[Material provided]:
━━━━━━━━━━━━━━━━

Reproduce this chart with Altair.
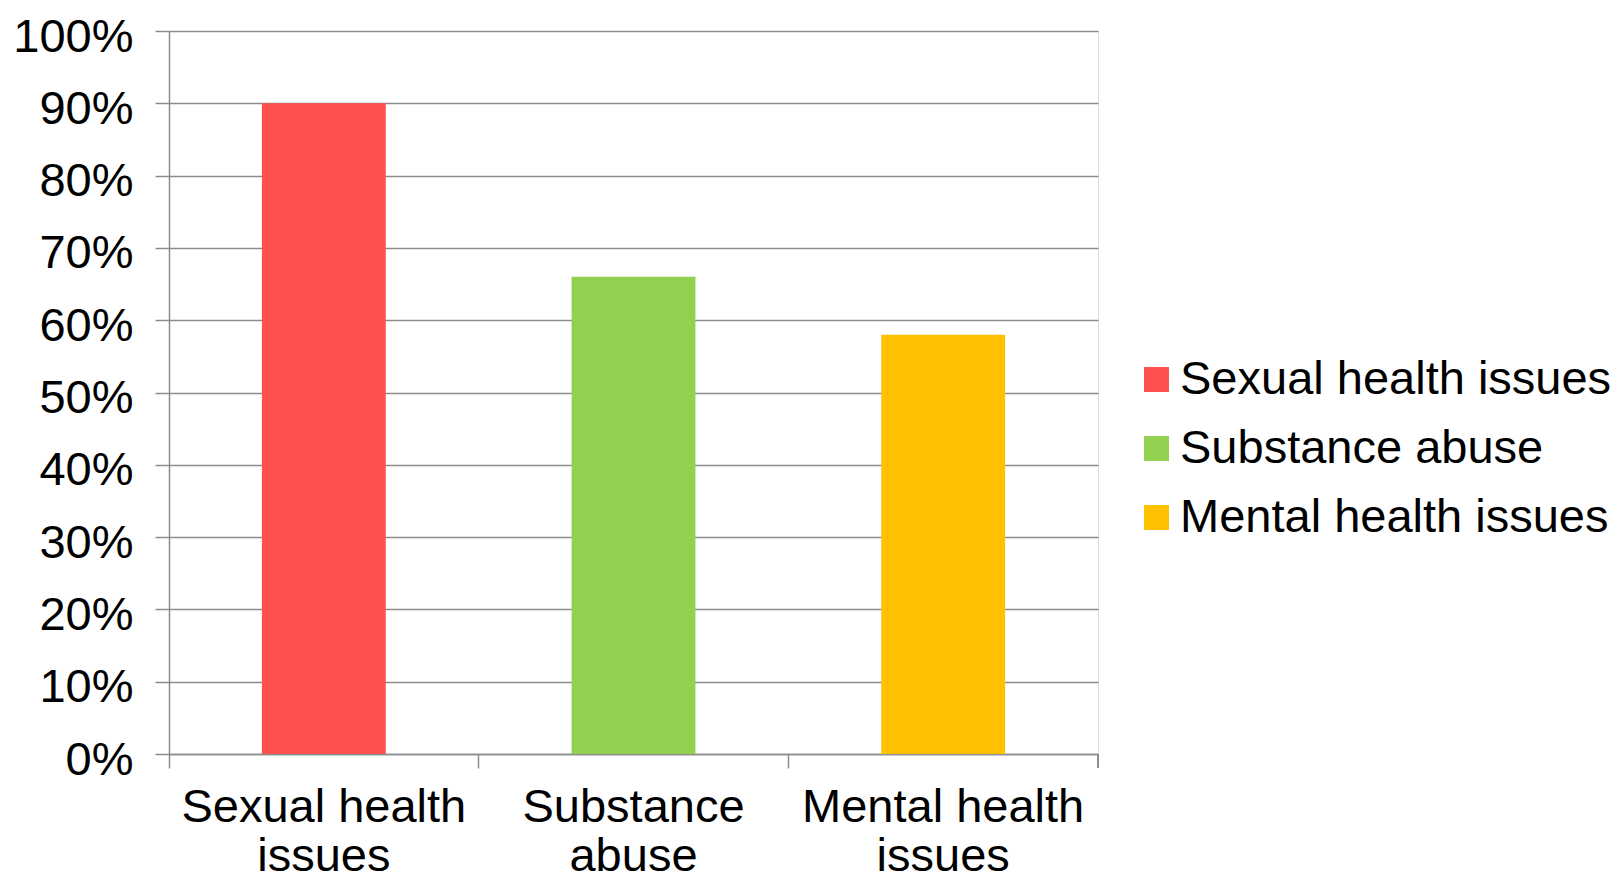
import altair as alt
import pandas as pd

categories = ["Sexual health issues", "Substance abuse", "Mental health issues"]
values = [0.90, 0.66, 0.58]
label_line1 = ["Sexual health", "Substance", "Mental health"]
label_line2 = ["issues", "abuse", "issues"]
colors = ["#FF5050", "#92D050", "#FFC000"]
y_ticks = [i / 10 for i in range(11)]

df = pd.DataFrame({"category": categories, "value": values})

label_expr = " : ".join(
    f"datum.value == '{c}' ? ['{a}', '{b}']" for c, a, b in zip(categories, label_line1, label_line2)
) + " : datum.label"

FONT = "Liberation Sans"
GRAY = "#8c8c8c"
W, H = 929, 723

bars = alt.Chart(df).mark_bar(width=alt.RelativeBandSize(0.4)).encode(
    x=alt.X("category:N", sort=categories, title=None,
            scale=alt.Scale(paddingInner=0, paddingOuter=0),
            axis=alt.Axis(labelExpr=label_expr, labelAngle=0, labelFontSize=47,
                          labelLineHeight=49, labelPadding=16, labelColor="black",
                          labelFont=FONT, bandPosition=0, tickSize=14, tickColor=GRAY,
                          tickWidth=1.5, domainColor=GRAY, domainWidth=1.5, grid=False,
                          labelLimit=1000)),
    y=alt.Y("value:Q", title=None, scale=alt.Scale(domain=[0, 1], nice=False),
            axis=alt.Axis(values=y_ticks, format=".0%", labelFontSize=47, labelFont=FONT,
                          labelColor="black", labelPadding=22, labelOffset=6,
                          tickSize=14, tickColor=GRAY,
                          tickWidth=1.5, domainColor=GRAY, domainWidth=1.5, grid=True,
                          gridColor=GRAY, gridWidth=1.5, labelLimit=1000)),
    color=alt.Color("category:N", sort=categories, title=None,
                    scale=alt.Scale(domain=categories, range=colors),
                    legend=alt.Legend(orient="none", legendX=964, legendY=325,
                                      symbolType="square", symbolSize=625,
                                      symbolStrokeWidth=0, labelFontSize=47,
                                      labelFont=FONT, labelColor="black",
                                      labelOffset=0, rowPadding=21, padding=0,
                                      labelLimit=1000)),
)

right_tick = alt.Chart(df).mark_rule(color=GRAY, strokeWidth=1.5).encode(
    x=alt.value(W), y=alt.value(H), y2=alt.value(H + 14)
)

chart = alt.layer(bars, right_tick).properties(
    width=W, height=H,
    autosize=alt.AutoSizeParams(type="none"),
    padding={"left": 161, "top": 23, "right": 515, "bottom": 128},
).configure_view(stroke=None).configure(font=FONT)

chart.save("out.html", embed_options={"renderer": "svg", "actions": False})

━━━━━━━━━━━━━━━━

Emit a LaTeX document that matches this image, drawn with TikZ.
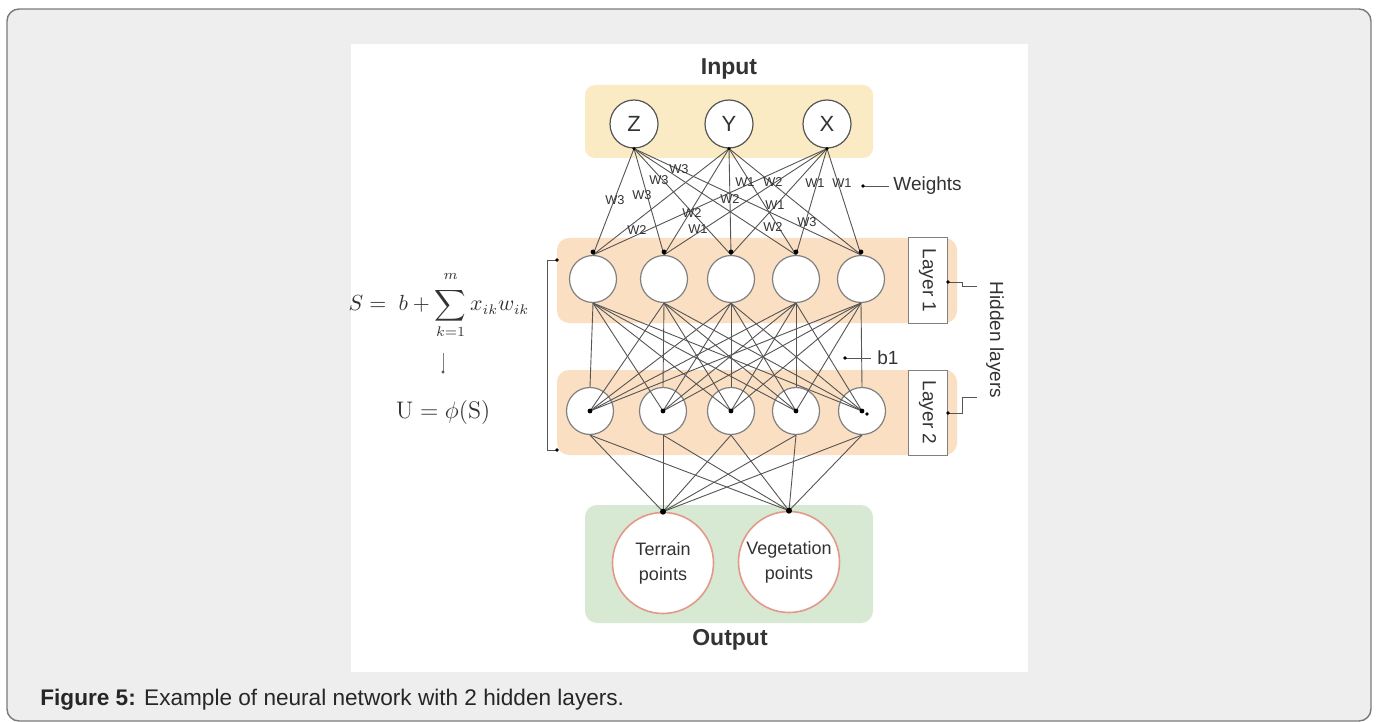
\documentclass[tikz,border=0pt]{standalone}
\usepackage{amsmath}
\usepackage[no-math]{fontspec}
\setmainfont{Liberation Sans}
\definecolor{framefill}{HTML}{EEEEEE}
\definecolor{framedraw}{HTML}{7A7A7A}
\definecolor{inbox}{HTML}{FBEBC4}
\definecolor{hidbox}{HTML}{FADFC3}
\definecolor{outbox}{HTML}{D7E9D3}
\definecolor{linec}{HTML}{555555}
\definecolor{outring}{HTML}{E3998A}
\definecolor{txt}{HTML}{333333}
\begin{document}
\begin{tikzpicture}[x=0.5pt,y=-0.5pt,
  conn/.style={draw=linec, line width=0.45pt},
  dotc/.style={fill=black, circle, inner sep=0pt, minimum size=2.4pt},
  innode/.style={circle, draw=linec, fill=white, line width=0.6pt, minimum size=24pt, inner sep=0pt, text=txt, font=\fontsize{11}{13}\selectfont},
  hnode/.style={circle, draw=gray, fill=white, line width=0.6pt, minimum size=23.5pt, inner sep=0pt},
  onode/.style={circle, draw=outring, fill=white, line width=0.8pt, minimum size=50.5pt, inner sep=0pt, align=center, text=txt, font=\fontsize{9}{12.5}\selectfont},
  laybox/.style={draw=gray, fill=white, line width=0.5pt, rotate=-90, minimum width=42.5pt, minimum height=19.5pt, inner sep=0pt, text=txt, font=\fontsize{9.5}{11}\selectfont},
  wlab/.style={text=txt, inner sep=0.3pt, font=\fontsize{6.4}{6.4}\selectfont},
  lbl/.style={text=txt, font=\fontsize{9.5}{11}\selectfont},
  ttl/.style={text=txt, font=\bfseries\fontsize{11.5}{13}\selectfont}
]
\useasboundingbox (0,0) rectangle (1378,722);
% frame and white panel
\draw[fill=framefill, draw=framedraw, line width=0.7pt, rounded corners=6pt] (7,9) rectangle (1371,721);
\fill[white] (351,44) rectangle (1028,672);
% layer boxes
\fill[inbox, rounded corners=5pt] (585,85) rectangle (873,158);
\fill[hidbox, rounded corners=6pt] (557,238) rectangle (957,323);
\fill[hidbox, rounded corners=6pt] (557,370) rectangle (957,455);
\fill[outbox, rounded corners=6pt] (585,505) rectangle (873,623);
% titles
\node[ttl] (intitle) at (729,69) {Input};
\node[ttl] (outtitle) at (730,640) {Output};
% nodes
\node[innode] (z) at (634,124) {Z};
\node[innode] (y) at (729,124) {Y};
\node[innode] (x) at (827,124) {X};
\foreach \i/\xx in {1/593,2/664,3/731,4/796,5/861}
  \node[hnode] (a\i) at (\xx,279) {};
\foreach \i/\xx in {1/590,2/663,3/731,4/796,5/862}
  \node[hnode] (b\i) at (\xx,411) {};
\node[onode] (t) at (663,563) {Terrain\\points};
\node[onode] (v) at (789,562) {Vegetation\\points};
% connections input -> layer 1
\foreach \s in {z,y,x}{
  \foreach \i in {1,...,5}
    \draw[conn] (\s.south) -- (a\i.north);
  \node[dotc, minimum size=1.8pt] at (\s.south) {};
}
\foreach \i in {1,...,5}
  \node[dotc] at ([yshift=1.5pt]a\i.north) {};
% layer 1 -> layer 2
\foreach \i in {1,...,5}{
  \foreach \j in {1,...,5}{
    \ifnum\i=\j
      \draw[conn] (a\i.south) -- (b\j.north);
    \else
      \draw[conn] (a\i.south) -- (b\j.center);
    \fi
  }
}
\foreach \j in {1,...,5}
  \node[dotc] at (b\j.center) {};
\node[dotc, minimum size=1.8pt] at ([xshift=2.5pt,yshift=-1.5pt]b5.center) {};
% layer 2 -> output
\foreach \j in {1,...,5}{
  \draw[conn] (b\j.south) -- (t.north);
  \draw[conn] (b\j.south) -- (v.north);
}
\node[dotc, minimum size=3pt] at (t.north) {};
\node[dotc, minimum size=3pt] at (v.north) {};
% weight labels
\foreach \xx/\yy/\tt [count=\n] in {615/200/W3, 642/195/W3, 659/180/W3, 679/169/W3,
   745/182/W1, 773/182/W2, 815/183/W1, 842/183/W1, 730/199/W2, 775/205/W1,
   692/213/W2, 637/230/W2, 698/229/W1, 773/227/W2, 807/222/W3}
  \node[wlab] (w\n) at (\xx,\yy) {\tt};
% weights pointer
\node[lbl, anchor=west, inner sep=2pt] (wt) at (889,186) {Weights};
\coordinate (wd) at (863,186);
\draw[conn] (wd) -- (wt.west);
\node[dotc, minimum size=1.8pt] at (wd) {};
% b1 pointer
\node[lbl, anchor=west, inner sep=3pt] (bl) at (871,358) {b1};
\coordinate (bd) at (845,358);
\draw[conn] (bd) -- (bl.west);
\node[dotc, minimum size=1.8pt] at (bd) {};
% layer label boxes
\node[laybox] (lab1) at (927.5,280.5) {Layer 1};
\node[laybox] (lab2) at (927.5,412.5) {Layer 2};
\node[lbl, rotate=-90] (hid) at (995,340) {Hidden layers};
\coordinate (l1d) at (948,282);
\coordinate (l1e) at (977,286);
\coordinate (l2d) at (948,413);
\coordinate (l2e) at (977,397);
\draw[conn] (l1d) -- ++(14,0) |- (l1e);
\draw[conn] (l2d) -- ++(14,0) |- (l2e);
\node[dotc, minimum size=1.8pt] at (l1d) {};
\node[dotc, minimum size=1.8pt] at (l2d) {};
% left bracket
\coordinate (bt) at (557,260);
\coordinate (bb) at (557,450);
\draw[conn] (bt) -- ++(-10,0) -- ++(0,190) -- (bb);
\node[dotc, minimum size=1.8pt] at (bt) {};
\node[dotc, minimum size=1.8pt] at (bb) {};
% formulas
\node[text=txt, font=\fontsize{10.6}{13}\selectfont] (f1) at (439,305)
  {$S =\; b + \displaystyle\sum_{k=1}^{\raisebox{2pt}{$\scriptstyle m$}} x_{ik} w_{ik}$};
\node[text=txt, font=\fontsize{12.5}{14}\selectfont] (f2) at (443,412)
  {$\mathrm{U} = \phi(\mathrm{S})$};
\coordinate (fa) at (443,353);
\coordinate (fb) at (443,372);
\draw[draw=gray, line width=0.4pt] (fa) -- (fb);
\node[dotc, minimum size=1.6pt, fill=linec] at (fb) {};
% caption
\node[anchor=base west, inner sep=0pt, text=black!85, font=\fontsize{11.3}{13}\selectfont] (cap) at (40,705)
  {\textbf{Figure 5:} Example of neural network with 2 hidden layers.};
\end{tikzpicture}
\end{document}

━━━━━━━━━━━━━━━━

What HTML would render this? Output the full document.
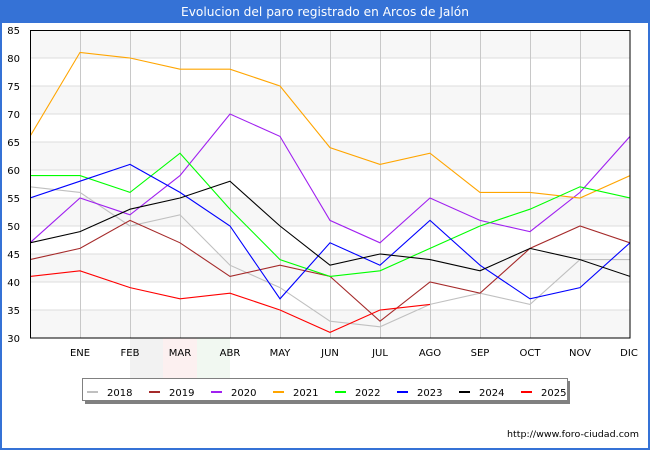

━━━━━━━━━━━━━━━━

[Task details]: Skip every picture. Repeat the lines from the one with "Reproduce this chart with Altair." through the one with "W, H = 929, 723", both ends included.

[Written response]:
Reproduce this chart with Altair.
import altair as alt
import pandas as pd

categories = ["Sexual health issues", "Substance abuse", "Mental health issues"]
values = [0.90, 0.66, 0.58]
label_line1 = ["Sexual health", "Substance", "Mental health"]
label_line2 = ["issues", "abuse", "issues"]
colors = ["#FF5050", "#92D050", "#FFC000"]
y_ticks = [i / 10 for i in range(11)]

df = pd.DataFrame({"category": categories, "value": values})

label_expr = " : ".join(
    f"datum.value == '{c}' ? ['{a}', '{b}']" for c, a, b in zip(categories, label_line1, label_line2)
) + " : datum.label"

FONT = "Liberation Sans"
GRAY = "#8c8c8c"
W, H = 929, 723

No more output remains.